• Material provided:

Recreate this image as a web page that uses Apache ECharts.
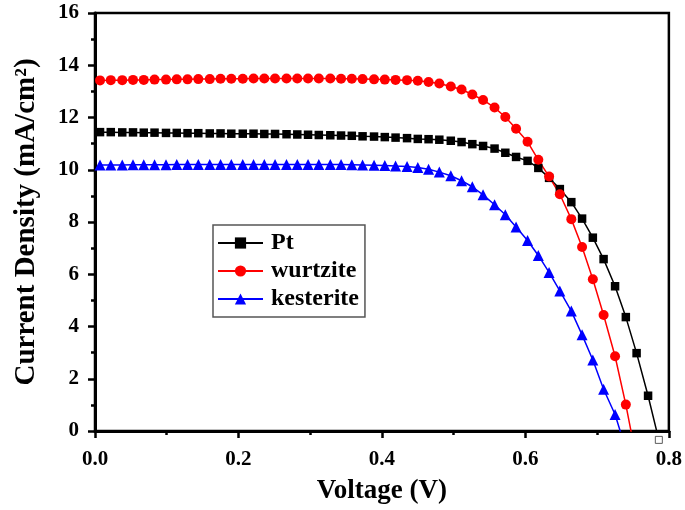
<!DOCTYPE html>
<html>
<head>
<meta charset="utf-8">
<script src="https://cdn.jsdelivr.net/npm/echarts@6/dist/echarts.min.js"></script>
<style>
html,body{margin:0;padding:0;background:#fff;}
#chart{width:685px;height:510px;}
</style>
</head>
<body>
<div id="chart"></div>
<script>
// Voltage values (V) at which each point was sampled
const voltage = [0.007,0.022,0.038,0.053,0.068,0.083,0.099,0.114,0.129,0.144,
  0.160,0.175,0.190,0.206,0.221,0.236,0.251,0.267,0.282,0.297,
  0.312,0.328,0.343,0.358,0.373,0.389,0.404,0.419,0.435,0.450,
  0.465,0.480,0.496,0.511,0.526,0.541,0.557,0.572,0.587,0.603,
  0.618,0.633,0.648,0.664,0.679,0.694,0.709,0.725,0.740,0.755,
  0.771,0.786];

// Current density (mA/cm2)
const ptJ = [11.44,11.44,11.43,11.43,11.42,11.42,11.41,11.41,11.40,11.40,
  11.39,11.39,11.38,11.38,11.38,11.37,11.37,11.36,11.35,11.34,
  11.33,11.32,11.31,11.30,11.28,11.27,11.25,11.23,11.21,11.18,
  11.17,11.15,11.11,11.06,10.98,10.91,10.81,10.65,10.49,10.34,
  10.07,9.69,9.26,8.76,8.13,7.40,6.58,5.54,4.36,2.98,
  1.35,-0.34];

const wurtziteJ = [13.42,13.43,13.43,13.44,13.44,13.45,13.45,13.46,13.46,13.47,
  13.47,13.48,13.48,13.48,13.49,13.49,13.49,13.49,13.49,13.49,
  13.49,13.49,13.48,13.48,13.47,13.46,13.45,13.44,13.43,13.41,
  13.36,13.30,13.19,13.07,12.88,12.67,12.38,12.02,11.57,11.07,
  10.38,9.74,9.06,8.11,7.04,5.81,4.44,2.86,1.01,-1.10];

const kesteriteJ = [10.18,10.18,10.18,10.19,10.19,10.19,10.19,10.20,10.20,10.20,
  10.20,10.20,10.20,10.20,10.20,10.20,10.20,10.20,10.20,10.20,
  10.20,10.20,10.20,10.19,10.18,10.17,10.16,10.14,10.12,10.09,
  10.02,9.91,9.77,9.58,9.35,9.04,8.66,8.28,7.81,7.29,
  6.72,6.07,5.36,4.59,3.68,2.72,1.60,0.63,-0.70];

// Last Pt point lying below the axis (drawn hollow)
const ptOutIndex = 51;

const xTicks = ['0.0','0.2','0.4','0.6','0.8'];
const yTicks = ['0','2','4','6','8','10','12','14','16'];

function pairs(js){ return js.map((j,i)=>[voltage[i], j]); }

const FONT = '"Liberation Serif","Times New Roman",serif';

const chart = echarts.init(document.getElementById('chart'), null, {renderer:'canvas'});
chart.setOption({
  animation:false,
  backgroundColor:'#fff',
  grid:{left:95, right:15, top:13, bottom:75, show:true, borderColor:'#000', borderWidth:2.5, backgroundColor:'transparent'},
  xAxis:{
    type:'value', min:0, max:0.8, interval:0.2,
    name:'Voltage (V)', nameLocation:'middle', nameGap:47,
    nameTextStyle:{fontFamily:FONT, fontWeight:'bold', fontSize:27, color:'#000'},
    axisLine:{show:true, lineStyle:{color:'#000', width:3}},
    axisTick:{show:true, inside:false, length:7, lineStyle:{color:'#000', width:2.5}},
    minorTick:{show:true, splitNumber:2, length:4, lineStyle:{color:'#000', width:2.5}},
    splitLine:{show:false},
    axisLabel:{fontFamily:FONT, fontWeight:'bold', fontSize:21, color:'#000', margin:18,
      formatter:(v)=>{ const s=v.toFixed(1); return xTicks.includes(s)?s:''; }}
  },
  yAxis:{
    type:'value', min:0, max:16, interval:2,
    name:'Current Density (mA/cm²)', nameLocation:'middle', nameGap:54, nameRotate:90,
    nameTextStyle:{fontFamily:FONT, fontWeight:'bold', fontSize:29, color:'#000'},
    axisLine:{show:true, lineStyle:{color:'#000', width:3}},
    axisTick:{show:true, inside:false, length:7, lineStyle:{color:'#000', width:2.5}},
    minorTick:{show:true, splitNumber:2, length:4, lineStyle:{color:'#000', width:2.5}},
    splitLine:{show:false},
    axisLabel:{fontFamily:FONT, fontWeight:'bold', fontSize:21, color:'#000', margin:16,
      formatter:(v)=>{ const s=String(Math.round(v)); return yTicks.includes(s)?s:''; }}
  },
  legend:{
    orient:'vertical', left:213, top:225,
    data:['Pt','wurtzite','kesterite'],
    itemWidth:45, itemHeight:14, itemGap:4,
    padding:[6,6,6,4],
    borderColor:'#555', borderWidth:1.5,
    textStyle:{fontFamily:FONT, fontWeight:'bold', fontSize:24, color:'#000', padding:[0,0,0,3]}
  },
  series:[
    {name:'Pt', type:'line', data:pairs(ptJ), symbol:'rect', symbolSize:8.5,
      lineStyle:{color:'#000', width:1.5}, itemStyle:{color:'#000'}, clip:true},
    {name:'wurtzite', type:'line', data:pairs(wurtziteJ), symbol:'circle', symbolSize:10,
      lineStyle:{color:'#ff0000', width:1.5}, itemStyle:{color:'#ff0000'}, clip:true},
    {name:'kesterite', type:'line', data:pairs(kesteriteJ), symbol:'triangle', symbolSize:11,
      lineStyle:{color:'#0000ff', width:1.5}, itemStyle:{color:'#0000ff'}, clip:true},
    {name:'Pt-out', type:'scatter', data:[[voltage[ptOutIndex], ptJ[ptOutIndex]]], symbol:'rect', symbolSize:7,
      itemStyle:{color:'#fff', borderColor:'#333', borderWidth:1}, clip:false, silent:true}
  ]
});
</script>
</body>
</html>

• Aim: Transcribe each line above verbatim, with the pictures left out.

• Task answer:
Recreate this image as a web page that uses Apache ECharts.
<!DOCTYPE html>
<html>
<head>
<meta charset="utf-8">
<script src="https://cdn.jsdelivr.net/npm/echarts@6/dist/echarts.min.js"></script>
<style>
html,body{margin:0;padding:0;background:#fff;}
#chart{width:685px;height:510px;}
</style>
</head>
<body>
<div id="chart"></div>
<script>
// Voltage values (V) at which each point was sampled
const voltage = [0.007,0.022,0.038,0.053,0.068,0.083,0.099,0.114,0.129,0.144,
  0.160,0.175,0.190,0.206,0.221,0.236,0.251,0.267,0.282,0.297,
  0.312,0.328,0.343,0.358,0.373,0.389,0.404,0.419,0.435,0.450,
  0.465,0.480,0.496,0.511,0.526,0.541,0.557,0.572,0.587,0.603,
  0.618,0.633,0.648,0.664,0.679,0.694,0.709,0.725,0.740,0.755,
  0.771,0.786];

// Current density (mA/cm2)
const ptJ = [11.44,11.44,11.43,11.43,11.42,11.42,11.41,11.41,11.40,11.40,
  11.39,11.39,11.38,11.38,11.38,11.37,11.37,11.36,11.35,11.34,
  11.33,11.32,11.31,11.30,11.28,11.27,11.25,11.23,11.21,11.18,
  11.17,11.15,11.11,11.06,10.98,10.91,10.81,10.65,10.49,10.34,
  10.07,9.69,9.26,8.76,8.13,7.40,6.58,5.54,4.36,2.98,
  1.35,-0.34];

const wurtziteJ = [13.42,13.43,13.43,13.44,13.44,13.45,13.45,13.46,13.46,13.47,
  13.47,13.48,13.48,13.48,13.49,13.49,13.49,13.49,13.49,13.49,
  13.49,13.49,13.48,13.48,13.47,13.46,13.45,13.44,13.43,13.41,
  13.36,13.30,13.19,13.07,12.88,12.67,12.38,12.02,11.57,11.07,
  10.38,9.74,9.06,8.11,7.04,5.81,4.44,2.86,1.01,-1.10];

const kesteriteJ = [10.18,10.18,10.18,10.19,10.19,10.19,10.19,10.20,10.20,10.20,
  10.20,10.20,10.20,10.20,10.20,10.20,10.20,10.20,10.20,10.20,
  10.20,10.20,10.20,10.19,10.18,10.17,10.16,10.14,10.12,10.09,
  10.02,9.91,9.77,9.58,9.35,9.04,8.66,8.28,7.81,7.29,
  6.72,6.07,5.36,4.59,3.68,2.72,1.60,0.63,-0.70];

// Last Pt point lying below the axis (drawn hollow)
const ptOutIndex = 51;

const xTicks = ['0.0','0.2','0.4','0.6','0.8'];
const yTicks = ['0','2','4','6','8','10','12','14','16'];

function pairs(js){ return js.map((j,i)=>[voltage[i], j]); }

const FONT = '"Liberation Serif","Times New Roman",serif';

const chart = echarts.init(document.getElementById('chart'), null, {renderer:'canvas'});
chart.setOption({
  animation:false,
  backgroundColor:'#fff',
  grid:{left:95, right:15, top:13, bottom:75, show:true, borderColor:'#000', borderWidth:2.5, backgroundColor:'transparent'},
  xAxis:{
    type:'value', min:0, max:0.8, interval:0.2,
    name:'Voltage (V)', nameLocation:'middle', nameGap:47,
    nameTextStyle:{fontFamily:FONT, fontWeight:'bold', fontSize:27, color:'#000'},
    axisLine:{show:true, lineStyle:{color:'#000', width:3}},
    axisTick:{show:true, inside:false, length:7, lineStyle:{color:'#000', width:2.5}},
    minorTick:{show:true, splitNumber:2, length:4, lineStyle:{color:'#000', width:2.5}},
    splitLine:{show:false},
    axisLabel:{fontFamily:FONT, fontWeight:'bold', fontSize:21, color:'#000', margin:18,
      formatter:(v)=>{ const s=v.toFixed(1); return xTicks.includes(s)?s:''; }}
  },
  yAxis:{
    type:'value', min:0, max:16, interval:2,
    name:'Current Density (mA/cm²)', nameLocation:'middle', nameGap:54, nameRotate:90,
    nameTextStyle:{fontFamily:FONT, fontWeight:'bold', fontSize:29, color:'#000'},
    axisLine:{show:true, lineStyle:{color:'#000', width:3}},
    axisTick:{show:true, inside:false, length:7, lineStyle:{color:'#000', width:2.5}},
    minorTick:{show:true, splitNumber:2, length:4, lineStyle:{color:'#000', width:2.5}},
    splitLine:{show:false},
    axisLabel:{fontFamily:FONT, fontWeight:'bold', fontSize:21, color:'#000', margin:16,
      formatter:(v)=>{ const s=String(Math.round(v)); return yTicks.includes(s)?s:''; }}
  },
  legend:{
    orient:'vertical', left:213, top:225,
    data:['Pt','wurtzite','kesterite'],
    itemWidth:45, itemHeight:14, itemGap:4,
    padding:[6,6,6,4],
    borderColor:'#555', borderWidth:1.5,
    textStyle:{fontFamily:FONT, fontWeight:'bold', fontSize:24, color:'#000', padding:[0,0,0,3]}
  },
  series:[
    {name:'Pt', type:'line', data:pairs(ptJ), symbol:'rect', symbolSize:8.5,
      lineStyle:{color:'#000', width:1.5}, itemStyle:{color:'#000'}, clip:true},
    {name:'wurtzite', type:'line', data:pairs(wurtziteJ), symbol:'circle', symbolSize:10,
      lineStyle:{color:'#ff0000', width:1.5}, itemStyle:{color:'#ff0000'}, clip:true},
    {name:'kesterite', type:'line', data:pairs(kesteriteJ), symbol:'triangle', symbolSize:11,
      lineStyle:{color:'#0000ff', width:1.5}, itemStyle:{color:'#0000ff'}, clip:true},
    {name:'Pt-out', type:'scatter', data:[[voltage[ptOutIndex], ptJ[ptOutIndex]]], symbol:'rect', symbolSize:7,
      itemStyle:{color:'#fff', borderColor:'#333', borderWidth:1}, clip:false, silent:true}
  ]
});
</script>
</body>
</html>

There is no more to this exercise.